Türkiye’nin sadece yabancı yatırımcılara bel bağlayarak üretim kapasitesini arttırmasının mümkün olmadığını belirten Kadın Kolları Genel Başkanımız Nurgül Beytiye Ekinci, şöyle devam etti:

 

“Saadet Partisi olarak, ülkemizin orta gelir ya da gelişmekte olan ülke tuzağından bir an önce kurtulup Yeniden Büyük Türkiye’yi inşa etmesi için üretkenlik ve katma değeri yüksek yürün anlayışına dayalı yerli üretimi çeşitlendireceğiz ve güçlendireceğiz. İlaç sanayi başta olmak üzeri, tıbbi cihazlar, gıda, hijyen ürünleri, kimya, tarım, hızlandırıcılar, yenilenebilir enerji, robotik gibi alanlara önem vererek ülkenin yer altı ve yer üstü kaynaklarının üretime yansıması için sanayi bölgeleri kurulacaktır. Ülkemizi dışa bağımlı kılan ithalat mantığını değiştirerek, ithalata ayrılan kaynakları sanayiye, teknolojiye ve tarıma ayıracağız! Üreticilerimizi ve ülke tarımını çok uluslu ve küresel şirketlere bağımlı hale getiren ‘maksatlı kotalar’ kaldırılacaktır. Gübre, mazot, ilaç, tohum, elektrik, yem, sulama ücreti gibi girdi maliyetlerini doğrudan destek ve vergi indirimi yoluyla makul düzeylere çekeceğiz. Daha fazla ve daha kaliteli üretim yapılabilmesi için çiftçilerimize teknik bilgi ve teknolojik destek vereceğiz. Her bölgeye ve her ürüne uygun politikalar geliştirilecek ve politikaları belirleme süreçlerine çiftçi temsilcilerimizin doğrudan katılımı sağlanacaktır. Tarım alanlarının amaç dışı kullanımını ise kesinlikle engelleyeceğiz! Tohumdan sulamaya, faizsiz kredi imkanından çiftçimizin borçlarını yeniden yapılandırmaya kadar daha birçok adımı hızlıca atarak; tarım sektörünü ayağa kaldıracağız. Çiftçimizin alın terinin karşılığını eksiksiz alabilmesi, bereketli topraklarımızda ekilmedik bir dönüm tarım arazisinin kalmaması bizim en büyük vaatlerimizdendir.”

 

Ucuz ve Kaliteli Gıdaya Ulaşımı Kolaylaştıracağız

 

İnsanca yaşamın aynı zamanda sağlıklı ve huzurlu bir yaşam olduğunun bilincinde olduklarını ifade eden Kadın Kolları Genel Başkanımız Ekinci, bu yüzden temiz ve güvenilir gıdaya erişimi onurlu bir yaşamanın parçası olarak gördüklerini söyledi.

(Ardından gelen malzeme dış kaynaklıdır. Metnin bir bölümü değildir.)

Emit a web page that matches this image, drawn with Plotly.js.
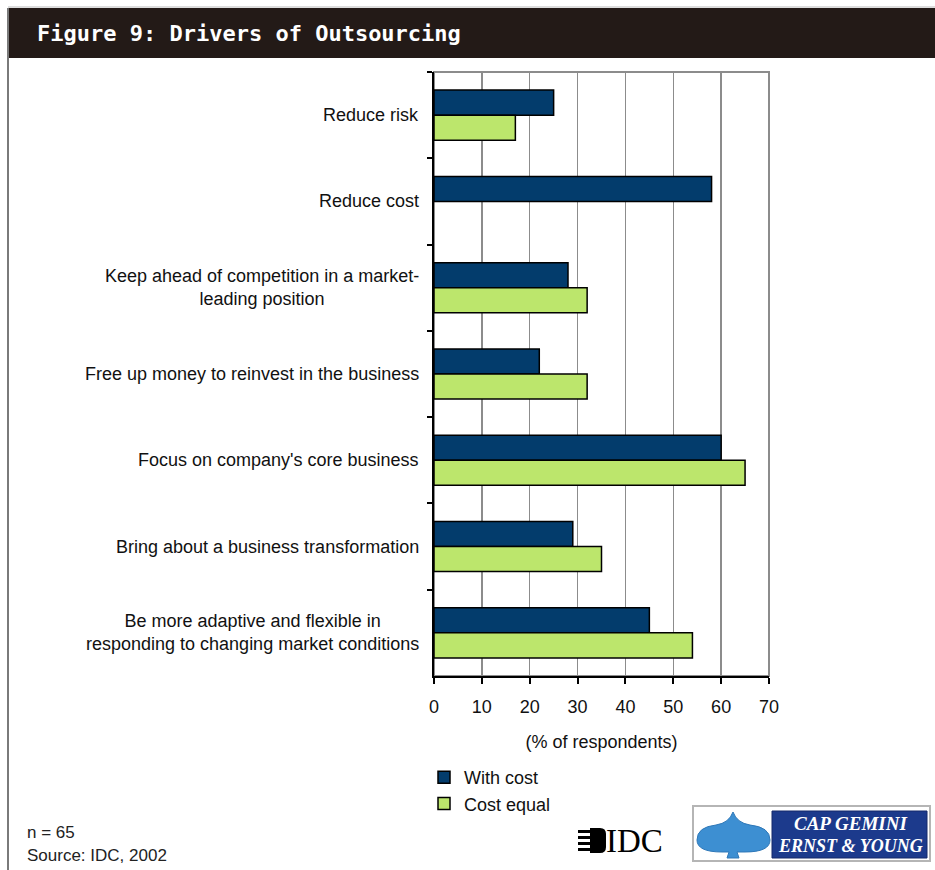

Saadet Partisi olarak; ucuz ve kaliteli gıdaya ulaşımı kolaylaştıracaklarını vurgulayan Ekinci, “Türkiye’nin gıda üretimini artıracak tarım politikalarına ağırlık vereceğiz. Nüfus büyüklüğünü ve ihtiyaçlarını dikkate alarak kısa, orta ve uzun vadeli plan ve projelerle tarımsal üretim kapasitemizi arttıracağız. Herkesin ucuz, sağlıklı ve kaliteli gıdaya ulaşabilmesini sağlayacağız. Kararlıyız, ülkemiz için saadetli yarınlar, ellerimizle üretilecek.” şeklinde konuştu.

 

Her Daim Mazlum ve Mağdurun Yanındayız

 

Kadın Kolları Genel Başkanımız Ekinci, konuşmasında son gündemdeki konulara da değindi.

Ekinci, bu hafta boyunca yaşanan ahlak dışı olayları ve buna karşılık yazılanları ve konuşulanları esefle takip ettiğini belirterek, “Öncelikle yaşanan inancımıza, ahlâkımıza, insaf ve vicdana sığmayan menfur olayı asla kabul etmediğimizi belirtmekle başlamak istiyorum. İnancımızda bir kadın ya da erkeğin rızası olmadan evlendirilemeyeceğini cinsel bir birlikteliğe zorlanamayacağını belirtmek isterim. Kanunen de ülkemizde evlenme yaşı bellidir ve bu yaş evlenmek için azami yaştır ve bunun dışında hareket edilemez. Bununla birlikte İnancımıza, ahlâkımıza, insaf ve vicdana sığmayan menfur bir mesele üzerinden dinime saldırı, bütün cemaat, vakıf ve dernekleri toptancı bir anlayışla itham etmek ne hukukla ne akılla ne de vicdanla açıklanabilir. Hele ki ülkemizde milyonlarca gencin milli ve manevi değerlerle yetişmesine vesile olmuş ve olan Anadolu Gençlik Derneğimizi itham etmek kimsenin hakkı da haddi de değildir. Toplumsal vicdanı derinden yaralayan bu ve bunun gibi olayların bir an önce sonuca bağlanması gerekmektedir. Bu ülkenin derin yaralarından olan çocuk istismar ve tacizleri siyasetin ve siyasetçilerin algı alanı olmaktan çıkarılıp bir an önce çözülmelidir. Her daim mazlumun ve mağdurun yanında olduğumuzun altını çizmek isterim. Bizim amacımız mağdur olan kızımızın problemlerinin çözülmesi ve yargının kararı sonunda failin cezasını çekmesidir!” ifadelerine yer verdi.